Les problématiques liées au transport terrestre sont tout aussi préoccupantes. Les ports jumeaux de Los Angeles et de Long Beach reçoivent près de 40 % des marchandises importées par les États-Unis, mais en raison de l’engorgement, les navires doivent attendre en moyenne deux à trois semaines avant de pouvoir s’amarrer à un quai. Avec les conteneurs vides qui s’accumulent dans les ports et le manque de chauffeurs routiers pour la dernière étape de livraison, la réduction de cet engorgement est devenue une priorité politique pour le gouvernement américain.
Les principaux indicateurs à surveiller ?
Nous surveillerons attentivement deux paramètres : 1) les coûts d’expédition sur les principales routes est-ouest, et 2) le nombre de porte-conteneurs ancrés à Los Angeles et à Long Beach. Ces deux indicateurs ont récemment montré des signes de stabilisation après avoir atteint un pic à l’automne, mais ils se situent toujours à des niveaux traduisant des difficultés importantes.
Graphique 4 : Coûts du transport mondial par route maritime
Dollars US par conteneur de 40 pieds, nouvel indice 100 en janvier 2015
Source : Bloomberg, Drewry World Container Index, J.P. Morgan Asset Management. Données au 31 décembre 2021.

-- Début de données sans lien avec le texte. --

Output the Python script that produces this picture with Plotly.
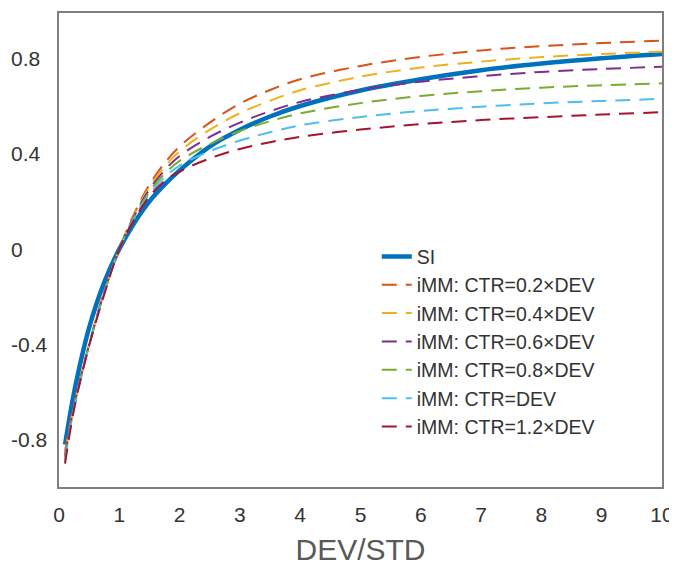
import plotly.graph_objects as go

x_vals = [0.1, 0.2, 0.3, 0.5, 0.75, 1.0, 1.25, 1.5, 1.75, 2.0, 2.5, 3.0, 3.5, 4.0, 5.0, 6.0, 7.0, 8.0, 9.0, 10.0]

si = [-0.82, -0.67, -0.54, -0.33, -0.14, 0.0, 0.11, 0.20, 0.27, 0.33, 0.43, 0.50, 0.556, 0.60, 0.665, 0.712, 0.75, 0.778, 0.80, 0.818]

imm_02 = [-0.85, -0.71, -0.60, -0.40, -0.18, 0.0, 0.15, 0.27, 0.36, 0.43, 0.53, 0.61, 0.667, 0.712, 0.768, 0.806, 0.833, 0.851, 0.864, 0.874]
imm_04 = [-0.86, -0.72, -0.60, -0.40, -0.18, 0.0, 0.145, 0.26, 0.345, 0.41, 0.50, 0.57, 0.622, 0.666, 0.723, 0.761, 0.786, 0.805, 0.818, 0.828]
imm_06 = [-0.87, -0.72, -0.60, -0.40, -0.18, 0.0, 0.14, 0.25, 0.33, 0.39, 0.47, 0.53, 0.578, 0.617, 0.668, 0.702, 0.725, 0.743, 0.755, 0.765]
imm_08 = [-0.88, -0.73, -0.61, -0.40, -0.185, 0.0, 0.135, 0.24, 0.315, 0.37, 0.44, 0.495, 0.536, 0.569, 0.612, 0.642, 0.662, 0.677, 0.687, 0.695]
imm_10 = [-0.89, -0.73, -0.61, -0.405, -0.185, 0.0, 0.13, 0.23, 0.30, 0.35, 0.41, 0.455, 0.49, 0.519, 0.554, 0.579, 0.597, 0.611, 0.621, 0.63]
imm_12 = [-0.90, -0.74, -0.61, -0.405, -0.19, 0.0, 0.125, 0.22, 0.285, 0.325, 0.38, 0.42, 0.448, 0.471, 0.501, 0.524, 0.541, 0.553, 0.564, 0.574]

series_names = ["iMM: CTR=0.2×DEV", "iMM: CTR=0.4×DEV", "iMM: CTR=0.6×DEV",
                "iMM: CTR=0.8×DEV", "iMM: CTR=DEV", "iMM: CTR=1.2×DEV"]
series_vals = [imm_02, imm_04, imm_06, imm_08, imm_10, imm_12]
series_colors = ["#D95319", "#EDB120", "#7E2F8E", "#77AC30", "#4DBEEE", "#A2142F"]

x_ticks = list(range(0, 11))
y_ticks = [0.8, 0.4, 0, -0.4, -0.8]
y_tick_text = ["0.8", "0.4", "0", "-0.4", "-0.8"]

fig = go.Figure()
fig.add_trace(go.Scatter(x=x_vals, y=si, name="SI", mode="lines", line_shape="spline",
                         line=dict(color="#0072BD", width=4.5)))
for name, vals, col in zip(series_names, series_vals, series_colors):
    fig.add_trace(go.Scatter(x=x_vals, y=vals, name=name, mode="lines", line_shape="spline",
                             line=dict(color=col, width=2, dash="15px,9px")))

font_family = "Liberation Sans, Arial, sans-serif"

for v, t in zip(y_ticks, y_tick_text):
    fig.add_annotation(x=0, xref="paper", y=v, yref="y", text=t, showarrow=False,
                       xanchor="left", xshift=-50, font=dict(family=font_family, size=21, color="#333333"))

fig.update_layout(
    width=669, height=560,
    margin=dict(l=51, r=15, t=3, b=81),
    paper_bgcolor="white", plot_bgcolor="white",
    font=dict(family=font_family, color="#333333"),
    showlegend=True,
    legend=dict(x=0.527, y=0.527, xanchor="left", yanchor="top", bgcolor="rgba(0,0,0,0)",
                font=dict(size=19.5, color="#333333"), itemwidth=30, tracegroupgap=0),
    xaxis=dict(range=[0, 10], tickvals=x_ticks, showgrid=False, zeroline=False,
               showline=True, mirror=True, linecolor="#7f7f7f", linewidth=1.5,
               ticks="", tickfont=dict(size=21, color="#333333"), ticklabelstandoff=8,
               title=dict(text="DEV/STD", font=dict(size=30, color="#595959"), standoff=14)),
    yaxis=dict(range=[-0.998, 0.99], tickvals=y_ticks, showticklabels=False, showgrid=False,
               zeroline=False, showline=True, mirror=True, linecolor="#7f7f7f", linewidth=1.5,
               ticks=""),
)

fig.write_html("out.html")
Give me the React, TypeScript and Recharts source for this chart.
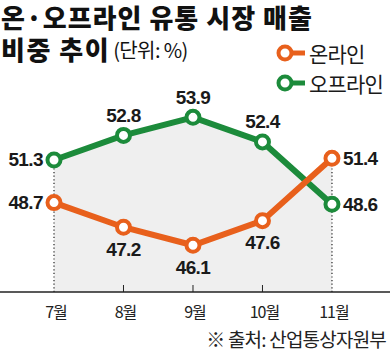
import { ComposedChart, Line, Area, XAxis, YAxis, ReferenceLine } from 'recharts';

const months = ['7월', '8월', '9월', '10월', '11월'];
const online = [48.7, 47.2, 46.1, 47.6, 51.4];
const offline = [51.3, 52.8, 53.9, 52.4, 48.6];

const onlineLabelPos = ['left', 'bottom', 'bottom', 'bottom', 'right'];
const offlineLabelPos = ['left', 'top', 'top', 'top', 'right'];

const ORANGE = '#e8601c';
const GREEN = '#1c8b3b';
const Y_MIN = 43.25;
const Y_MAX = 54.5;

const data = months.map((m, i) => ({
  idx: i,
  month: m,
  online: online[i],
  offline: offline[i],
}));

const makeLabel = (positions: string[]) => (props: any) => {
  const { x, y, value, index } = props;
  const pos = positions[index];
  let tx = x;
  let ty = y;
  let anchor: 'start' | 'middle' | 'end' = 'middle';
  if (pos === 'left') {
    tx = x - 11;
    anchor = 'end';
  } else if (pos === 'right') {
    tx = x + 11;
    anchor = 'start';
  } else if (pos === 'top') {
    ty = y - 20;
  } else {
    ty = y + 22;
  }
  return (
    <text
      x={tx}
      y={ty}
      textAnchor={anchor}
      dominantBaseline="central"
      fontFamily="'Liberation Sans', Arial, sans-serif"
      fontWeight={700}
      fontSize={19}
      letterSpacing={-0.6}
      fill="#1a1a1a"
    >
      {value}
    </text>
  );
};

const MonthTick = (props: any) => {
  const { x, y, payload, index } = props;
  const inner = index > 0 && index < months.length - 1;
  return (
    <g>
      {inner && <line x1={x} x2={x} y1={y - 7} y2={y} stroke="#222" strokeWidth={1} />}
      <text
        x={x + 2}
        y={y + 19}
        textAnchor="middle"
        dominantBaseline="central"
        fontSize={16}
        letterSpacing={-1}
        fill="#222"
        fontFamily="'Noto Sans CJK KR', sans-serif"
      >
        {months[payload.value]}
      </text>
    </g>
  );
};

function LegendItem({ color, label }: { color: string; label: string }) {
  return (
    <div style={{ display: 'flex', alignItems: 'center', height: 30 }}>
      <svg width={34} height={20}>
        <line x1={10} x2={30} y1={10} y2={10} stroke={color} strokeWidth={5} />
        <circle cx={10} cy={10} r={6.5} fill="#fff" stroke={color} strokeWidth={4} />
      </svg>
      <span style={{ fontSize: 21, letterSpacing: -0.8, color: '#1a1a1a' }}>{label}</span>
    </div>
  );
}

const titleStyle = {
  position: 'absolute' as const,
  left: 1,
  fontSize: 26,
  fontWeight: 900,
  color: '#111',
  lineHeight: '27px',
  whiteSpace: 'nowrap' as const,
};

export default function App() {
  const first = 0;
  const last = months.length - 1;
  return (
    <div
      style={{
        position: 'absolute',
        left: 0,
        top: 0,
        width: 390,
        height: 358,
        background: '#fff',
        fontFamily: "'Noto Sans CJK KR', sans-serif",
        overflow: 'hidden',
      }}
    >
      <div style={{ ...titleStyle, top: 3, letterSpacing: 1 }}>온·오프라인 유통 시장 매출</div>
      <div style={{ ...titleStyle, top: 35, letterSpacing: 1.5 }}>
        비중 추이
        <span style={{ fontSize: 20, fontWeight: 400, letterSpacing: -0.6, marginLeft: 3, verticalAlign: 2 }}>
          (단위: %)
        </span>
      </div>
      <div style={{ position: 'absolute', left: 275, top: 38 }}>
        <LegendItem color={ORANGE} label="온라인" />
        <LegendItem color={GREEN} label="오프라인" />
      </div>
      <ComposedChart
        width={390}
        height={358}
        data={data}
        margin={{ top: 107.5, right: 0, bottom: 36, left: 0 }}
        style={{ position: 'absolute', left: 0, top: 0 }}
      >
        <XAxis
          dataKey="idx"
          type="number"
          domain={[-0.777, 4.835]}
          allowDataOverflow
          ticks={[0, 1, 2, 3, 4]}
          tickLine={false}
          tickSize={0}
          tickMargin={0}
          axisLine={{ stroke: '#222', strokeWidth: 1.5 }}
          tick={<MonthTick />}
          height={30}
        />
        <YAxis hide domain={[Y_MIN, Y_MAX]} allowDataOverflow />
        <Area
          type="linear"
          dataKey="offline"
          fill="#efefef"
          fillOpacity={1}
          stroke="none"
          isAnimationActive={false}
        />
        <Area
          type="linear"
          dataKey="online"
          fill="#efefef"
          fillOpacity={1}
          stroke="none"
          isAnimationActive={false}
        />
        <ReferenceLine
          segment={[
            { x: first, y: Y_MIN },
            { x: first, y: Math.max(online[first], offline[first]) },
          ]}
          stroke="#222"
          strokeWidth={1.2}
          strokeDasharray="1.2 2.4"
        />
        <ReferenceLine
          segment={[
            { x: last, y: Y_MIN },
            { x: last, y: Math.max(online[last], offline[last]) },
          ]}
          stroke="#222"
          strokeWidth={1.2}
          strokeDasharray="1.2 2.4"
        />
        <Line
          type="linear"
          dataKey="offline"
          stroke={GREEN}
          strokeWidth={6}
          dot={{ r: 6.5, fill: '#fff', stroke: GREEN, strokeWidth: 4 }}
          activeDot={false}
          label={makeLabel(offlineLabelPos)}
          isAnimationActive={false}
        />
        <Line
          type="linear"
          dataKey="online"
          stroke={ORANGE}
          strokeWidth={6}
          dot={{ r: 6.5, fill: '#fff', stroke: ORANGE, strokeWidth: 4 }}
          activeDot={false}
          label={makeLabel(onlineLabelPos)}
          isAnimationActive={false}
        />
      </ComposedChart>
      <div
        style={{
          position: 'absolute',
          right: 4,
          top: 325,
          fontSize: 19,
          letterSpacing: -0.8,
          color: '#222',
          whiteSpace: 'nowrap',
        }}
      >
        ※ 출처: 산업통상자원부
      </div>
    </div>
  );
}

L’impact du variant Omicron
Le variant Omicron s’est rapidement propagé en Europe et aux États-Unis, mais il n’a pas encore vraiment touché l’Asie au moment de la rédaction du présent rapport. Par conséquent, l’impact macroéconomique de cette dernière mutation reste incertain. Notre hypothèse de base est que le variant Omicron maintiendra la pression sur les chaînes d’approvisionnement, tant du point de vue de la demande que de celui de l’offre. Au niveau de la demande, l’impact ne devrait pas être aussi important que celui observé en 2020 et 2021 étant donné les mesures de soutien budgétaire plus ciblées et le fait que les ménages se sont déjà procurés l’essentiel des produits de grande consommation qu’ils souhaitaient. Cela dit, des restrictions plus importantes en matière de mobilité retarderaient la rotation des dépenses de biens vers les dépenses de services. Au niveau de l’offre, les perturbations liées au virus entraîneraient de nouvelles restrictions de la capacité de production de l’Asie, notamment dans les pays où les taux de vaccination sont plus faibles ou les vaccins moins efficaces.
Conclusion
Nous nous attendons à ce que les problématiques observées sur les chaînes d’approvisionnement persistent en 2022, et que des améliorations significatives ne soient apportées qu’à compter du second semestre 2022. Ces problématiques sont imputables à la fois à une demande excessive et à une pénurie d’offre, tandis que la nature fragile du modèle de l’activité manufacturière mondiale dit « du juste-à-temps » a été mis en lumière. La demande devrait rester robuste cette année, mais une rotation des dépenses de produits vers les dépenses de services est essentielle pour atténuer une partie des tensions observées dans les prix des produits. Le retour de l’inflation aux niveaux obstinément bas observés lors du cycle précédent dépendra du marché du travail, un sujet que nous aborderons la semaine prochaine.